Earlier today, the “long list” of thirteen finalists for the 2015 Booker Prize was released by the prize’s judging panel, headed by Princeton professor Michael Wood. No fewer than five of the novels named were works by authors from the U.S., the largest contingent from any country.
Though the Booker Prize has been awarded every year since 1969 to the “best original novel” in the English language published in the U.K. that year, an American author has yet to win. The prize originated in the U.K. and until last year, authors had to be citizens of the British Commonwealth nations, Republic of Ireland, or Zimbabwe in order to be eligible. Such literary luminaries as Margaret Atwood, Nadine Gordimer, and Salman Rushdie are past winners of the prestigious award, currently worth a cool £50,000.

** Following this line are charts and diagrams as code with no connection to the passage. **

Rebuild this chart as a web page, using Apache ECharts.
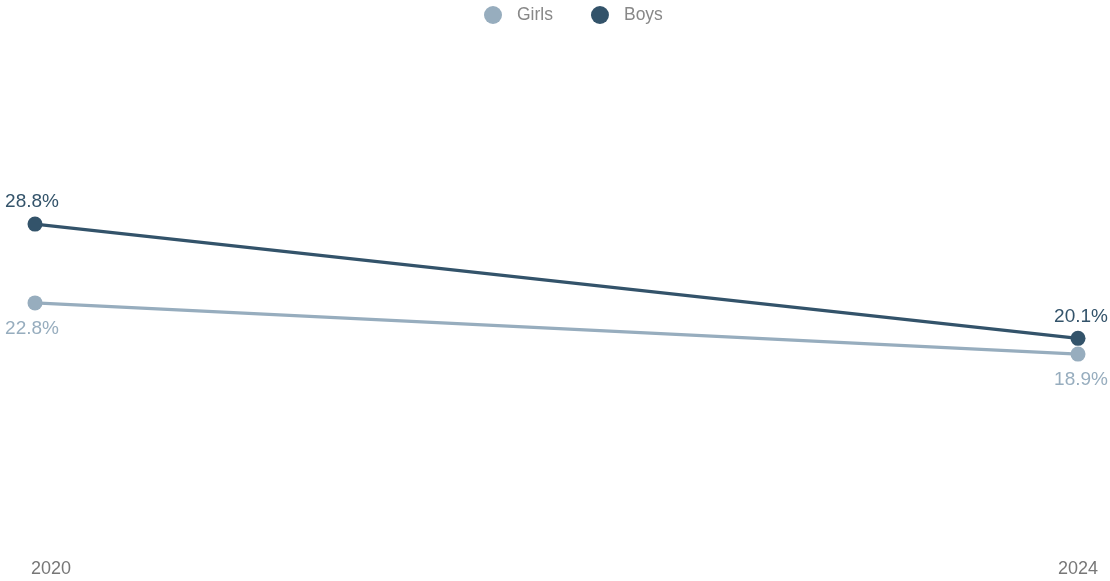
<!DOCTYPE html>
<html>
<head>
<meta charset="utf-8">
<script src="https://cdn.jsdelivr.net/npm/echarts@6/dist/echarts.min.js"></script>
<style>
  html, body { margin: 0; padding: 0; background: #fff; }
  #chart { width: 1110px; height: 581px; }
</style>
</head>
<body>
<div id="chart"></div>
<script>
// Share of children, by year
const years = ['2020', '2024'];
const girls = [22.8, 18.9];
const boys = [28.8, 20.1];

const girlsColor = '#97adbe';
const boysColor = '#33536a';
const fontFamily = '"Liberation Sans", Arial, Helvetica, sans-serif';

const chart = echarts.init(document.getElementById('chart'));

function seriesOf(name, data, color, labelPos, dist) {
  return {
    name: name,
    type: 'line',
    data: data,
    symbol: 'circle',
    symbolSize: 15,
    lineStyle: { width: 3.2, color: color },
    itemStyle: { color: color },
    label: {
      show: true,
      position: labelPos,
      distance: dist,
      color: color,
      fontSize: 19,
      fontFamily: fontFamily,
      formatter: p => p.value.toFixed(1) + '%'
    },
    // nudge end labels slightly outward
    labelLayout: p => ({ dx: p.dataIndex === 0 ? -3 : 3 }),
    emphasis: { disabled: true },
    animation: false
  };
}

chart.setOption({
  backgroundColor: '#fff',
  textStyle: { fontFamily: fontFamily },
  legend: {
    top: 1,
    left: 479,
    icon: 'circle',
    itemWidth: 18,
    itemHeight: 18,
    itemGap: 38,
    textStyle: { color: '#888', fontSize: 17.5, padding: [0, 0, 0, 10] },
    data: ['Girls', 'Boys']
  },
  grid: { left: 35, right: 32, top: 77, bottom: 110, containLabel: false },
  xAxis: {
    type: 'category',
    data: years,
    boundaryGap: false,
    axisLine: { show: false },
    axisTick: { show: false },
    splitLine: { show: false },
    axisLabel: {
      color: '#777',
      fontSize: 18,
      margin: 89,
      formatter: (v, i) => i === 0 ? '{first|' + v + '}' : v,
      rich: { first: { padding: [0, 0, 0, 32], fontSize: 18, color: '#777' } }
    }
  },
  yAxis: {
    type: 'value',
    min: 10,
    max: 40,
    show: false
  },
  series: [
    seriesOf('Girls', girls, girlsColor, 'bottom', 9),
    seriesOf('Boys', boys, boysColor, 'top', 5)
  ]
});
</script>
</body>
</html>
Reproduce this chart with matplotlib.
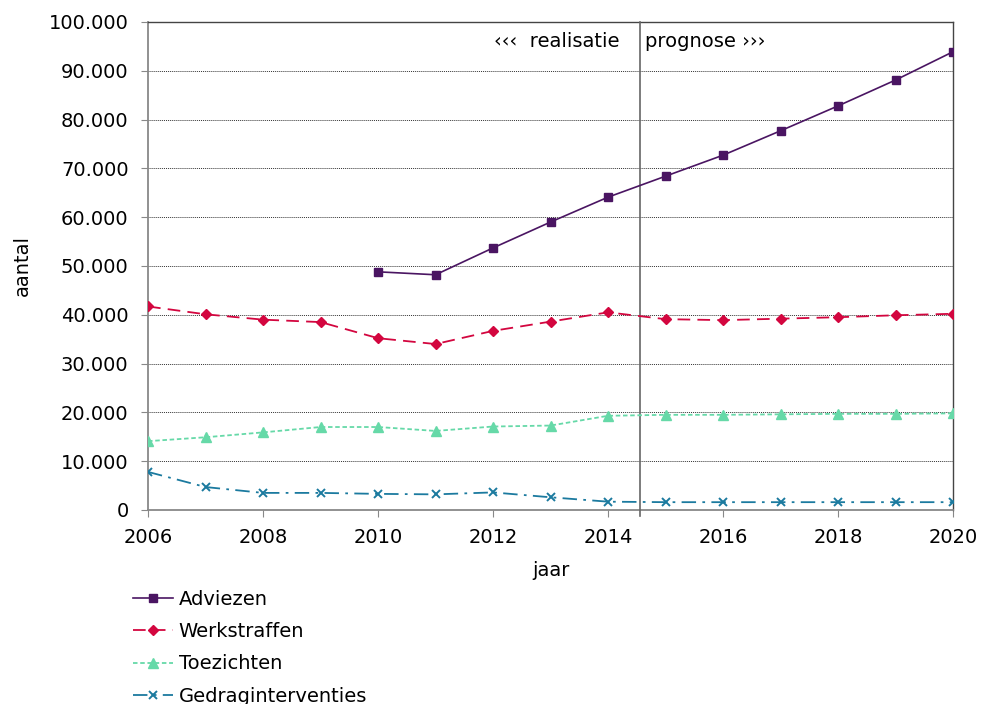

From the “long list”, a “short list” of six finalists will be released on September 15, and the 2015 Booker winner announced on October 13. This year, it might be the turn of Hanya Yanagahira for A Little Life, or Bill Clegg for his debut novel Did You Ever Have a Family. It helps their chances that Hilary Mantel’s last installment of her Thomas Cromwell trilogy, widely rumored to be released soon, has yet to be published. Mantel won the Booker for each of the first two books in the series, Wolf Hall (2009 winner) and Bring Up the Bodies (2012 winner), and it would be hard to bet against her pulling off the sweep.
This summer, while interning at Gleeson and with much help from my library colleagues, I put together a display on Works by Booker Prize Winning Authors. In the display, you can find novels by Ian McEwan, A.S. Byatt, Peter Carey, Iris Murdoch, and many many more, along with information and trivia about the Booker Prize, the authors, and their works.
Are you curious which Booker winners went on to win the Nobel Prize in Literature? Which of the winning novels have been made into movies? Which Booker Prize winner was born in Japan? To find out, come view the display at Gleeson Library. Also, remember that all of the books on display can be checked out. Who knows, you just might find a book(er) you like enough to take home.